Implications of the failure of energy trading

The current results support the conclusion that the total perceived energy that an ambiguous element contributes to different objects in the scene is less than the physical energy in the stimulus (Darwin 1995; McAdams et al. 1998). Moreover, as in our previous study in anechoic space, energy trading also fails: the “lost” target energy varies with spatial configuration. Thus, as discussed previously (Shinn-Cunningham et al. 2007), peripheral explanations cannot account for the failure of energy trading that occurs here and in previous experiments.

We suggest that the competition between objects for the target at some relatively central stage of auditory processing affects how much target energy is perceived in an attended object (either the tones or vowel). In this scenario, each object that tries to “own” the target suppresses the contribution of the target in the competing object. This kind of across-object inhibition normally would work to determine how much of the ambiguous element is perceived in each competing object. However, if the balance of this competitive inhibition is relatively equal and strong, the target may be effectively suppressed in both objects, no matter which object is in the perceptual foreground. This kind of explanation assumes that the loss of perceived target energy determined by the competition between objects is fixed, independent of attention.

However, a number of perceptual studies show that attention affects the perceptual organization of sound (Carlyon et al. 2001; Cusack et al. 2004). Specifically, these studies find that perceptual organization changes over time and that this buildup process is either initiated or reset when attention is directed towards an object. These observations are more consistent with an alternative possibility in which the perceptual organization of the scene changes, depending on which object a listener attends (Shinn-Cunningham et al. 2007). The current results are consistent with the idea that the object being attended determines what grouping rules are most influential on object formation. In the current results, perception of the tone stream is more strongly modulated by spatial cues than perception of the vowel. The tone stream is primarily organized sequentially, where spatial cues have a strong effect; the vowel is primarily organized by simultaneous grouping, where spatial cues play a weak role. Thus, the current results are consistent with the idea that spatial cues are weighted heavily in organization of the scene when attending to a sequential object, but less influential when attending to an object composed of simultaneous elements.

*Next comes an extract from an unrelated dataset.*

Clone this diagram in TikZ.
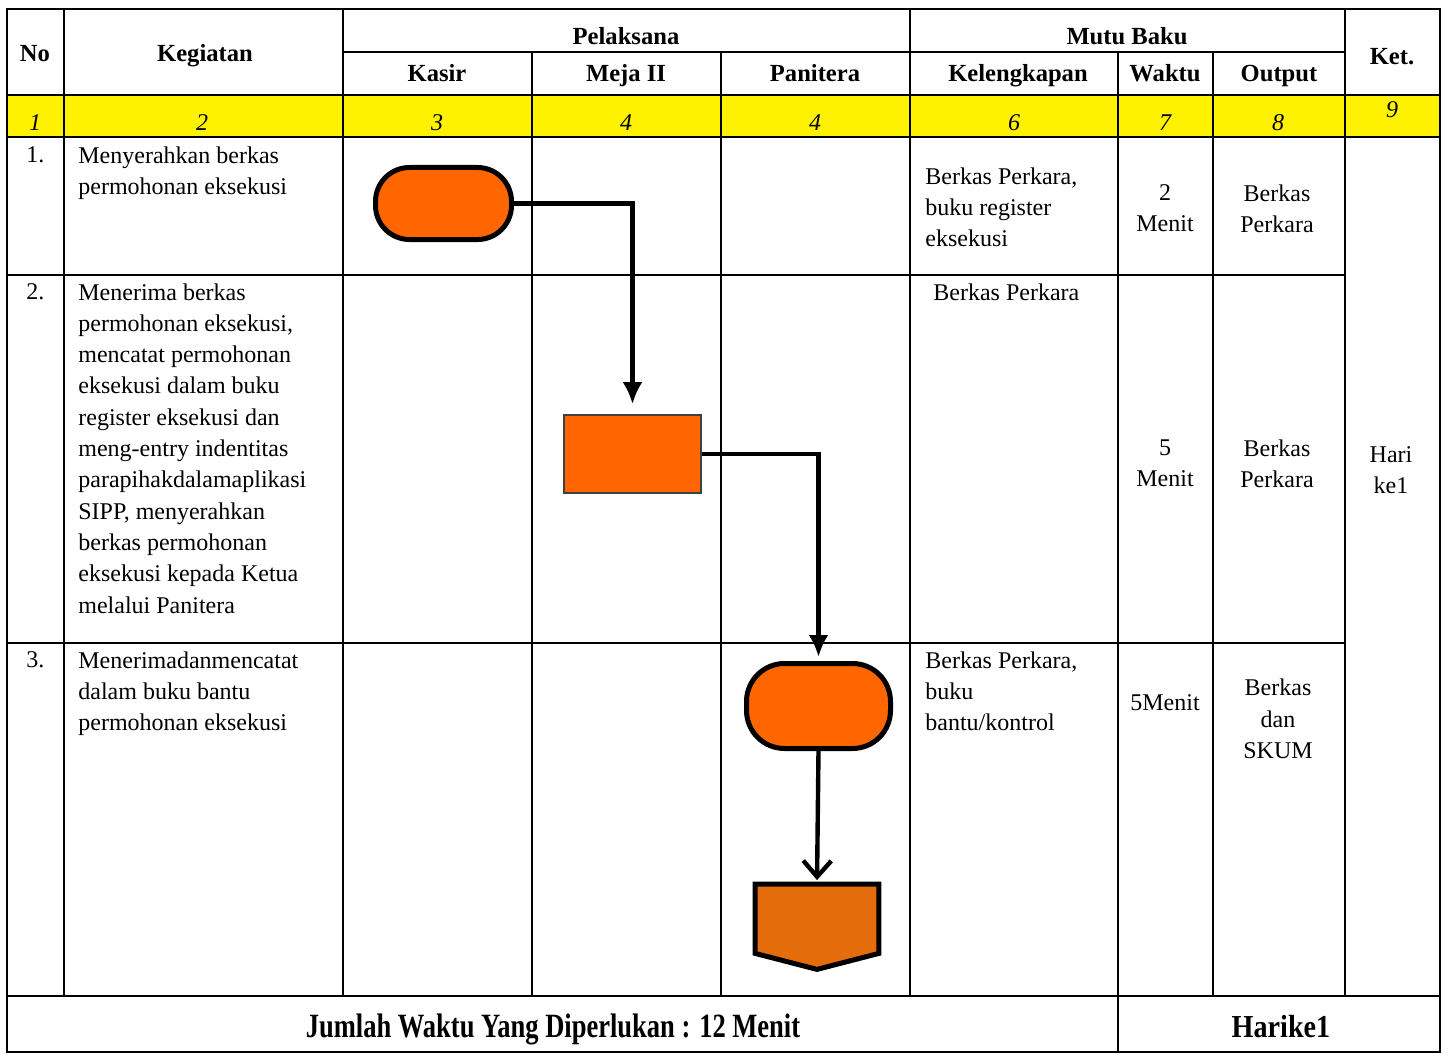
\documentclass[tikz,border=0pt]{standalone}
\usepackage{fontspec}
\setmainfont{Liberation Serif}
\usepackage{graphicx}
\usetikzlibrary{arrows.meta}
\definecolor{orangevif}{HTML}{FF6600}
\definecolor{orangefonce}{HTML}{E46C0A}

\begin{document}
\begin{tikzpicture}[x=0.5pt,y=-0.5pt]
% Styles
\tikzstyle{grille}=[line width=1.4pt]
\tikzstyle{entete}=[font=\fontsize{12.3}{14}\selectfont\bfseries,inner sep=0pt,anchor=base]
\tikzstyle{numero}=[font=\fontsize{12}{14}\selectfont\itshape,inner sep=0pt,anchor=base]
\tikzstyle{texte}=[font=\fontsize{12}{15.65}\selectfont,align=left,anchor=north west,inner sep=0pt]
\tikzstyle{centre}=[font=\fontsize{12}{15.65}\selectfont,align=center,inner sep=0pt]
\tikzstyle{terminal}=[draw,line width=2.5pt,fill=orangevif,rounded corners=17pt]
\tikzstyle{processus}=[draw=black!75,line width=0.8pt,fill=orangevif]
\tikzstyle{connecteur}=[draw,line width=2.5pt,fill=orangefonce,line join=miter]
\tikzstyle{fleche}=[-{Latex[length=11pt,width=10pt]},line width=2.2pt]
\tikzstyle{fleche ouverte}=[-{Straight Barb[length=8pt,width=14pt]},line width=2.2pt]
% Colonnes et lignes
\def\ColA{7}   \def\ColB{64}   \def\ColC{343}  \def\ColD{532}  \def\ColE{721}
\def\ColF{910} \def\ColG{1118} \def\ColH{1213} \def\ColI{1345} \def\ColJ{1440}
\def\LigA{9}   \def\LigB{52}   \def\LigC{95}   \def\LigD{137}
\def\LigE{275} \def\LigF{643}  \def\LigG{996}  \def\LigH{1052}
\useasboundingbox (0,0) rectangle (1447,1054);
% Tableau
\fill[yellow] (\ColA,\LigC) rectangle (\ColJ,\LigD);
\draw[grille] (\ColA,\LigA) rectangle (\ColJ,\LigH);
\draw[grille] (\ColC,\LigB) -- (\ColI,\LigB);
\draw[grille] (\ColA,\LigC) -- (\ColJ,\LigC);
\draw[grille] (\ColA,\LigD) -- (\ColJ,\LigD);
\draw[grille] (\ColA,\LigE) -- (\ColI,\LigE);
\draw[grille] (\ColA,\LigF) -- (\ColI,\LigF);
\draw[grille] (\ColA,\LigG) -- (\ColJ,\LigG);
\foreach \x in {\ColB,\ColC,\ColF,\ColI} \draw[grille] (\x,\LigA) -- (\x,\LigG);
\foreach \x in {\ColD,\ColE,\ColG,\ColH} \draw[grille] (\x,\LigB) -- (\x,\LigG);
\draw[grille] (\ColG,\LigG) -- (\ColG,\LigH);
% En-tetes
\node[entete] (enNo) at (35,62) {No};
\node[entete] (enKeg) at (205,62) {Kegiatan};
\node[entete] (enPel) at (626,45) {Pelaksana};
\node[entete] (enKas) at (437,82) {Kasir};
\node[entete] (enMeja) at (626,82) {Meja II};
\node[entete] (enPan) at (815,82) {Panitera};
\node[entete] (enMutu) at (1127,45) {Mutu Baku};
\node[entete] (enKel) at (1018,82) {Kelengkapan};
\node[entete] (enWak) at (1165,82) {Waktu};
\node[entete] (enOut) at (1279,82) {Output};
\node[entete] (enKet) at (1392,65) {Ket.};
% Numeros
\node[numero] (numA) at (35,131) {1};
\node[numero] (numB) at (202,131) {2};
\node[numero] (numC) at (437,131) {3};
\node[numero] (numD) at (626,131) {4};
\node[numero] (numE) at (815,131) {4};
\node[numero] (numF) at (1014,131) {6};
\node[numero] (numG) at (1165,131) {7};
\node[numero] (numH) at (1278,131) {8};
\node[numero] (numI) at (1392,118) {9};
% Ligne 1
\node[texte] (noA) at (26,146) {1.};
\node[texte] (kegA) at (78,146) {Menyerahkan berkas\\permohonan  eksekusi};
\node[texte] (kelA) at (925,167) {Berkas Perkara,\\buku register\\eksekusi};
\node[centre] (wakA) at (1165,208) {2\\Menit};
\node[centre] (outA) at (1277,209) {Berkas\\Perkara};
% Ligne 2
\node[texte] (noB) at (26,283) {2.};
\node[texte] (kegB) at (78,283) {Menerima berkas\\permohonan eksekusi,\\mencatat permohonan\\eksekusi dalam buku\\register eksekusi dan\\meng-entry indentitas\\parapihakdalamaplikasi\\SIPP, menyerahkan\\berkas permohonan\\eksekusi kepada Ketua\\melalui Panitera};
\node[texte] (kelB) at (933,283) {Berkas Perkara};
\node[centre] (wakB) at (1165,463) {5\\Menit};
\node[centre] (outB) at (1277,464) {Berkas\\Perkara};
\node[centre] (ket) at (1391,470) {Hari\\ke1};
% Ligne 3
\node[texte] (noC) at (26,651) {3.};
\node[texte] (kegC) at (78,651) {Menerimadanmencatat\\dalam buku bantu\\permohonan  eksekusi};
\node[texte] (kelC) at (925,651) {Berkas Perkara,\\buku\\bantu/kontrol};
\node[centre] (wakC) at (1165,703) {5Menit};
\node[centre] (outC) at (1278,719) {Berkas\\dan\\SKUM};
% Total
\node[font=\fontsize{17}{20}\selectfont\bfseries,inner sep=0pt,anchor=base] (total) at (553,1037) {\scalebox{0.78}[1]{Jumlah Waktu Yang Diperlukan : 12 Menit}};
\node[font=\fontsize{16}{18}\selectfont\bfseries,inner sep=0pt,anchor=base] (hari) at (1281,1037) {\scalebox{0.88}[1]{Harike1}};
% Symboles
\node[terminal,minimum width=68pt,minimum height=36pt] (T1) at (443.5,203.5) {};
\node[processus,minimum width=68.5pt,minimum height=39pt] (P) at (632.5,454) {};
\node[terminal,minimum width=72pt,minimum height=42.5pt,rounded corners=19pt] (T2) at (818.5,706) {};
\node[inner sep=0pt,minimum width=61.5pt,minimum height=42.25pt] (C) at (817,926.75) {};
\path[connecteur] (C.north west) -- (C.north east) -- ([yshift=8pt]C.south east)
  -- (C.south) -- ([yshift=8pt]C.south west) -- cycle;
% Arcs
\draw[fleche,shorten >=5pt] (T1.east) -| (P.north);
\draw[fleche,shorten >=2pt] (P.east) -| (T2.north);
\draw[fleche ouverte,shorten >=2pt] (T2.south) -- (C.north);
\end{tikzpicture}
\end{document}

Interpreted this way, it may be that the auditory system favors efficient processing over veridical parsing of the scene (Shinn-Cunningham et al. 2007). Rather than trying to analyze all sources in a sound mixture and finding “the” organization of the entire scene, the object in the foreground may be the only object that is formed in detail. Scene analysis may depend on different strategies for parsing the scene, depending on which object is attended. Thus, different cues for object formation may be weighted differently, depending on what object is attended.

SUMMARY

  • Reverberant energy, which reduces the reliability of spatial cues, also appears to reduce the influence of spatial cues on perceptual organization of the auditory scene.

  • Although reverberation reduces their influence, spatial cues nonetheless alter the perceived content of objects in the scene.

  • As in past studies, the sum of the target energy perceived in competing objects in a scene changes with spatial configuration, showing that perceptual organization does not obey energy trading.

  • Consistent with past results in anechoic space, spatial cues that oppose the perceptual organization that would be heard when all objects are in the same location lead to a seemingly paradoxical percept in which an audible target tone does not significantly contribute to the perceived content of either object in the scene.

  • Either competing simultaneous and sequential grouping cues suppress ambiguous target energy, or the way in which the auditory scene is organized changes, depending on what object a listener attends.